Thandie Newton has spoken out about the challenges facing non-white actors in the UK, saying that she has struggled to get work because she “can’t” star in period dramas.
The actor, 44, was most recently seen as robotic brothel madam Maeve in HBO’s science fiction western thriller Westworld, and has been cast in an upcoming spin-off film about Han Solo from Star Wars.
Newton, who was born in London to a Zimbabwean mother and an English father, recently returned to the UK to appear in BBC One crime drama Line of Duty. However, she tells The Sunday Times Magazine that the British obsession with period dramas makes it difficult for black actors to work in the UK.
“I love being here, but I can’t work, because I can’t do Downton Abbey, can’t be in Victoria, can’t be in Call the Midwife – well, I could, but I don’t want to play someone who’s being racially abused,” Newton says. “I’m not interested in that, don’t want to do it.”
She adds: “There just seems to be a desire for stuff about the Royal Family, stuff from the past, which is understandable, but it just makes it slim pickings for people of colour.”
Newton, who began her acting career age 19 in the 1991 film Flirting, revealed last summer that she had encountered frequent sexism and sexual harassment in Hollywood – including being “groped” by a male co-star.
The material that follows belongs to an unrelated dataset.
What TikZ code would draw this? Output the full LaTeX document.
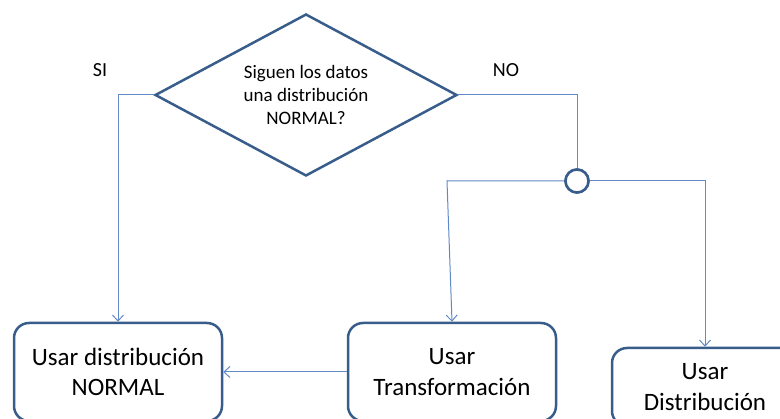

Now, the actor says that she sees herself as a fighter.
“I’m talented at what I do, but I’ve had to struggle against racism and sexism,” she tells The Sunday Times Magazine. “But I’m glad of it, in a way, that I survived and overcame.”
Newton has campaigned extensively to raise awareness of the problem of violence against women, and says that her activist credentials helped her land the role of a detective chief inspector in the new series of Line of Duty, set to air on Sunday 26 March.
“The reason they wanted me wasn’t just, ‘Oh, she’s been in Hollywood movies’,” she says. “They wanted someone with integrity, someone who does actually stand for the empowerment of women, fighting violence against women.”
Downton Abbey creator Julian Fellowes has defended his decision not to cast actors of colour in some of his period productions, saying that he wants to “produce something that is believable”.
However, these attitudes are leaving many black British actors feeling as though they have to move to the US in order to further their careers – a phenomenon recently criticised by Samuel L. Jackson, who questioned whether black Brits should be playing African-American roles.
Read more: “Why aren’t black women’s stories worthy?”
Referring specifically to new horror film Get Out, in which London-born Daniel Kaluuya plays an African-American man dating a white woman (Allison Williams), Jackson said: “I tend to wonder what would that movie have been with an American brother who really understands it, in a way.
“Daniel grew up in a country where they’ve been interracial dating for a hundred years,” Jackson continued. “What would a brother from America have made of that role?”
Jackson also singled out Selma, the Martin Luther King biopic starring British actor David Oyelowo. Oyelowo said in October that he moved to the US because of the lack of opportunity for black actors in the UK, after research revealed that the British film industry had seen “little change” in diversity in a decade.
The study by the British Film Institute showed that almost 60% of UK films made between 2006 and 2016 featured no black actors at all. Only 13% of films had a black actor in a leading role.
“I felt I had to leave,” said Oyelowo, before appealing directly to senior figures in the British film industry. “Please stop this talent drain. You have to change the demographics of the people who are making these decisions.
“You are the curators of culture. You are those who are going to shape the minds of those coming up.”